## Problem to work on
Hand back each line, unchanged, from the top down to the line where "const barW = x.bandwidth() * 0.4;" sits.

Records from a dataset

** Begin **

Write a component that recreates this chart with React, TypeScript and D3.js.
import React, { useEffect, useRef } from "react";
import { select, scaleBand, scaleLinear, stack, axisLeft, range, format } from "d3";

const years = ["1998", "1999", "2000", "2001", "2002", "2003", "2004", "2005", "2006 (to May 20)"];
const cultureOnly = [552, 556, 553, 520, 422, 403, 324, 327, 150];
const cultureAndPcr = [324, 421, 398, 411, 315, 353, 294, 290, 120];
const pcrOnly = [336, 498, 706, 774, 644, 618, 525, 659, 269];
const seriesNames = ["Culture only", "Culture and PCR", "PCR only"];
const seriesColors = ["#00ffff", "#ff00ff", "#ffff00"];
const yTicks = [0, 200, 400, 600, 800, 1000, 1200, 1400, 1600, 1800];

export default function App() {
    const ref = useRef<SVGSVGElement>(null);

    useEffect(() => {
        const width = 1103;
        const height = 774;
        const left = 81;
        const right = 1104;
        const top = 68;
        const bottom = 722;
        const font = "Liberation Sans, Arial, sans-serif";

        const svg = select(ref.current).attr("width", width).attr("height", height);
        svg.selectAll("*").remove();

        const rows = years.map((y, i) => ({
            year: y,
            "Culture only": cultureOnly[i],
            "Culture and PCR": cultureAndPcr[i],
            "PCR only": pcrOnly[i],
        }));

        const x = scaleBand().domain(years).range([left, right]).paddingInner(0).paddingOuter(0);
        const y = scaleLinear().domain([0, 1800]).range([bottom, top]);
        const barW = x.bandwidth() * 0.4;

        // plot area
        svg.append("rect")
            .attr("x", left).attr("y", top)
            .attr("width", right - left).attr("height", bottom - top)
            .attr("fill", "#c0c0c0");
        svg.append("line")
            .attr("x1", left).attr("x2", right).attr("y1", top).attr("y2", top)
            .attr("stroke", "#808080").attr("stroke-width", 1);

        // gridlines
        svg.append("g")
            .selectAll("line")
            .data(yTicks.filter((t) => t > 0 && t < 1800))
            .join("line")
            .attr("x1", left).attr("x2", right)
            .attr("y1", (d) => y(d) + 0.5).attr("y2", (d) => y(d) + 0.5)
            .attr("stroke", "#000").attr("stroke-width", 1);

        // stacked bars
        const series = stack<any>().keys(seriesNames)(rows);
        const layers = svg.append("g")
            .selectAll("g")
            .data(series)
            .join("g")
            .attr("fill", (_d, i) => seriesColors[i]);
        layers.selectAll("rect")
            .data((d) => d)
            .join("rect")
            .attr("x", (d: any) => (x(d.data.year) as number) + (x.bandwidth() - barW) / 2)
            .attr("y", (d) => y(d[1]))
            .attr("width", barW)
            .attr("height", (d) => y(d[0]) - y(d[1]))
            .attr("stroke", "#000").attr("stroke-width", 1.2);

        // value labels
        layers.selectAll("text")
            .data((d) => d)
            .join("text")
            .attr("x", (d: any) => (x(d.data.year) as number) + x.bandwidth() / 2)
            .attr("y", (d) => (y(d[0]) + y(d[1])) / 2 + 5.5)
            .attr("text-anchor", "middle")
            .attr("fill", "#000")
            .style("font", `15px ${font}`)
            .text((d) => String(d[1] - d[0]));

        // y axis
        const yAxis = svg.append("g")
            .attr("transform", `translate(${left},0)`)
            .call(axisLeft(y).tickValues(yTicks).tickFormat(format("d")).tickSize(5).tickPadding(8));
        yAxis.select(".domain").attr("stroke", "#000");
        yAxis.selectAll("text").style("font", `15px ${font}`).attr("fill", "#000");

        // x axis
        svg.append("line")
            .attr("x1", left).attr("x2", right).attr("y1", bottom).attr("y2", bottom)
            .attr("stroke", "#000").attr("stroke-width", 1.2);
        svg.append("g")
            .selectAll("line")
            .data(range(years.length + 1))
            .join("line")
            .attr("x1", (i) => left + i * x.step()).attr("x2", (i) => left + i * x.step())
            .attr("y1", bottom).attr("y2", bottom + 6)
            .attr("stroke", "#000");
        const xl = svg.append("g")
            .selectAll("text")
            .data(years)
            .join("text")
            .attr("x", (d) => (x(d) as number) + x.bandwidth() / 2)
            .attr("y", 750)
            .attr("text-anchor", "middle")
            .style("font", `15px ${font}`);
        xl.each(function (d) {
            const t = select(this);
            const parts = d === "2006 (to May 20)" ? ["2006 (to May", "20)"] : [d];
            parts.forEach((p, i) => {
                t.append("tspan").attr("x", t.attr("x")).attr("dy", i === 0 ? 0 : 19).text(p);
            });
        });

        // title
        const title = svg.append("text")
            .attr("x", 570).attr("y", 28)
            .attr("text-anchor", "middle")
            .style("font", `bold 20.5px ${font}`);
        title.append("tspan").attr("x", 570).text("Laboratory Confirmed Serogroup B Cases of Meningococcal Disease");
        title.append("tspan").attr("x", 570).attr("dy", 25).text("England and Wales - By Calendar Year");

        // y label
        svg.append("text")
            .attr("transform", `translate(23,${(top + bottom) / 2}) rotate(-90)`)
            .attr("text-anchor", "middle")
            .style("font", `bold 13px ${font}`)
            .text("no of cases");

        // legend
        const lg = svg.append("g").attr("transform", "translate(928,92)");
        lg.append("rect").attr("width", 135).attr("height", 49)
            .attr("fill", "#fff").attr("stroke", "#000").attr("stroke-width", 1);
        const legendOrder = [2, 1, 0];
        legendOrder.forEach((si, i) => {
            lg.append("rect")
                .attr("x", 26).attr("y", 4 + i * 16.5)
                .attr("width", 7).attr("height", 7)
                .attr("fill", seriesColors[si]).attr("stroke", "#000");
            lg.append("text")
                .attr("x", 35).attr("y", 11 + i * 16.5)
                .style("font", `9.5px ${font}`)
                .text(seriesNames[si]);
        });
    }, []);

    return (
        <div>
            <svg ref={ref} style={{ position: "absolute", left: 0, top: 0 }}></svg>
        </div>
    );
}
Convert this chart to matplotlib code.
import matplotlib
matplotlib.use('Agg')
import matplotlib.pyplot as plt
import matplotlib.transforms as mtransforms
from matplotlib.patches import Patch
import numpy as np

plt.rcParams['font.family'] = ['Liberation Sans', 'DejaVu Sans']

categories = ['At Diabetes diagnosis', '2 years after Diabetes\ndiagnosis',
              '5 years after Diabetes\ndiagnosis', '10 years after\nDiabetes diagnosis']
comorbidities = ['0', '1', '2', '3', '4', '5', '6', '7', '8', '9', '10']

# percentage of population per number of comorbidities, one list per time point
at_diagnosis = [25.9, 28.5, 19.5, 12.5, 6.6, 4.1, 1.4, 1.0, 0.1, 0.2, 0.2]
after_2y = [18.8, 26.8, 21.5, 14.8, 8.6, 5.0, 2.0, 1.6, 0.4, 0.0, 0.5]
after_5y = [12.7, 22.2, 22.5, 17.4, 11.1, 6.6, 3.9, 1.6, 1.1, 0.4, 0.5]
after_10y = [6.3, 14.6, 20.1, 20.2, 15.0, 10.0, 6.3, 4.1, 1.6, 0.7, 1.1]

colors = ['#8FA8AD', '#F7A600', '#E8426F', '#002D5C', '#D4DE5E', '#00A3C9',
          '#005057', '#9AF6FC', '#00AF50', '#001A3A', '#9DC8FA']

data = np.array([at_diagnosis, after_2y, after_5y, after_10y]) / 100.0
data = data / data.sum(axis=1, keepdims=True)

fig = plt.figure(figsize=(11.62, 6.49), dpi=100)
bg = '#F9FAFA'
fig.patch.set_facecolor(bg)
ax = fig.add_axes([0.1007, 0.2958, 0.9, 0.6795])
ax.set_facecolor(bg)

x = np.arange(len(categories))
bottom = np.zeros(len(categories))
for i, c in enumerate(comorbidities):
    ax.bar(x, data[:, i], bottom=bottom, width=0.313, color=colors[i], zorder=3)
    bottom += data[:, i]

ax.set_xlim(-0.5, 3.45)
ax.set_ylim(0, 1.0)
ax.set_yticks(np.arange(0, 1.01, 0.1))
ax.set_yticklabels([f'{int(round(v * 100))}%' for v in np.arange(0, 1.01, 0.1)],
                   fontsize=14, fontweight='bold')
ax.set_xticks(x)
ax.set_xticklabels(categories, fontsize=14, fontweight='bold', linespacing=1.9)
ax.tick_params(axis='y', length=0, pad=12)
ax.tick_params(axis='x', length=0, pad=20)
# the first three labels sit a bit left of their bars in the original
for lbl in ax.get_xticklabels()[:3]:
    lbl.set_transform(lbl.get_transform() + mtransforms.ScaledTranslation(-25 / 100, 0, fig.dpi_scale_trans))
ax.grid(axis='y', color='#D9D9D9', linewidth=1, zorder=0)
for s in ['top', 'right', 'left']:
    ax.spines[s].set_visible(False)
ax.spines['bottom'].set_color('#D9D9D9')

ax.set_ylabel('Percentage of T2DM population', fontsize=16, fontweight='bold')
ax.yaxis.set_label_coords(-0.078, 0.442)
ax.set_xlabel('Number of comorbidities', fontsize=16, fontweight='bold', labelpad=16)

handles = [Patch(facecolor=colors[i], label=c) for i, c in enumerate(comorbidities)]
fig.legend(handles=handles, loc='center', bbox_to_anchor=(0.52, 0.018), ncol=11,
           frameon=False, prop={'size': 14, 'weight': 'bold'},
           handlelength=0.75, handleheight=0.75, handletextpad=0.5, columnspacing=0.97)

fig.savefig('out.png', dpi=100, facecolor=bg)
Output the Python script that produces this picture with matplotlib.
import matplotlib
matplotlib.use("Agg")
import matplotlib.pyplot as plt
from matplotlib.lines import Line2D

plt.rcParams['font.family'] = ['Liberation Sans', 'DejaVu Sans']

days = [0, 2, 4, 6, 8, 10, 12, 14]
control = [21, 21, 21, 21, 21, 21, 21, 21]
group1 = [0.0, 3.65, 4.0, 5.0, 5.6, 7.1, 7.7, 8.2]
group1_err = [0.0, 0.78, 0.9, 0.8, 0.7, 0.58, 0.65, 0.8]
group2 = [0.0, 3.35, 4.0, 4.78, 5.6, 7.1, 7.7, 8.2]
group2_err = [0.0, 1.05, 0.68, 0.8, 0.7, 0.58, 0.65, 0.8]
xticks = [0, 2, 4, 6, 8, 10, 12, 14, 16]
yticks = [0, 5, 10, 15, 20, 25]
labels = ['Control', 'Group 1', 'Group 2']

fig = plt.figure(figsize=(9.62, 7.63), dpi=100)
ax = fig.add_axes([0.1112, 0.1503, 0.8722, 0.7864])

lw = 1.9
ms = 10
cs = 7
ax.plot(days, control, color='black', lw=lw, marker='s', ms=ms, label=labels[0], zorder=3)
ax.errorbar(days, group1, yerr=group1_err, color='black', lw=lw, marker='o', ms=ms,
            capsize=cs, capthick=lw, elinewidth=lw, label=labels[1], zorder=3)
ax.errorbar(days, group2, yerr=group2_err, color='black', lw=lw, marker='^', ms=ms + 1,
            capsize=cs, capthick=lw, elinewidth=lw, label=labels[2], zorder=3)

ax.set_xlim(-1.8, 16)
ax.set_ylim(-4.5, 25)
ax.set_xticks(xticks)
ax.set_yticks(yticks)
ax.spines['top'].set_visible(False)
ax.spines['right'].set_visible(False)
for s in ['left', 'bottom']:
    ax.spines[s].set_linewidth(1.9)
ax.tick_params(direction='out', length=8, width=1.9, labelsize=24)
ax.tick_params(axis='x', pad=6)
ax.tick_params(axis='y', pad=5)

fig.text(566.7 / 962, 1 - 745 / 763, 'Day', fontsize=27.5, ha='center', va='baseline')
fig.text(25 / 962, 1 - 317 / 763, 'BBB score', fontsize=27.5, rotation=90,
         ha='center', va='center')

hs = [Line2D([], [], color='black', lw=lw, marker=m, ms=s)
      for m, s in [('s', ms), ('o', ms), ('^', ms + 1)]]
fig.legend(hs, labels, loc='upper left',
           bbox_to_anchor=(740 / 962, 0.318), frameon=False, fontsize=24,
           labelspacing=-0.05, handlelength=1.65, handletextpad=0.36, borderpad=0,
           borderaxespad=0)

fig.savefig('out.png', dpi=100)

** End **

## Solution below
Write a component that recreates this chart with React, TypeScript and D3.js.
import React, { useEffect, useRef } from "react";
import { select, scaleBand, scaleLinear, stack, axisLeft, range, format } from "d3";

const years = ["1998", "1999", "2000", "2001", "2002", "2003", "2004", "2005", "2006 (to May 20)"];
const cultureOnly = [552, 556, 553, 520, 422, 403, 324, 327, 150];
const cultureAndPcr = [324, 421, 398, 411, 315, 353, 294, 290, 120];
const pcrOnly = [336, 498, 706, 774, 644, 618, 525, 659, 269];
const seriesNames = ["Culture only", "Culture and PCR", "PCR only"];
const seriesColors = ["#00ffff", "#ff00ff", "#ffff00"];
const yTicks = [0, 200, 400, 600, 800, 1000, 1200, 1400, 1600, 1800];

export default function App() {
    const ref = useRef<SVGSVGElement>(null);

    useEffect(() => {
        const width = 1103;
        const height = 774;
        const left = 81;
        const right = 1104;
        const top = 68;
        const bottom = 722;
        const font = "Liberation Sans, Arial, sans-serif";

        const svg = select(ref.current).attr("width", width).attr("height", height);
        svg.selectAll("*").remove();

        const rows = years.map((y, i) => ({
            year: y,
            "Culture only": cultureOnly[i],
            "Culture and PCR": cultureAndPcr[i],
            "PCR only": pcrOnly[i],
        }));

        const x = scaleBand().domain(years).range([left, right]).paddingInner(0).paddingOuter(0);
        const y = scaleLinear().domain([0, 1800]).range([bottom, top]);
        const barW = x.bandwidth() * 0.4;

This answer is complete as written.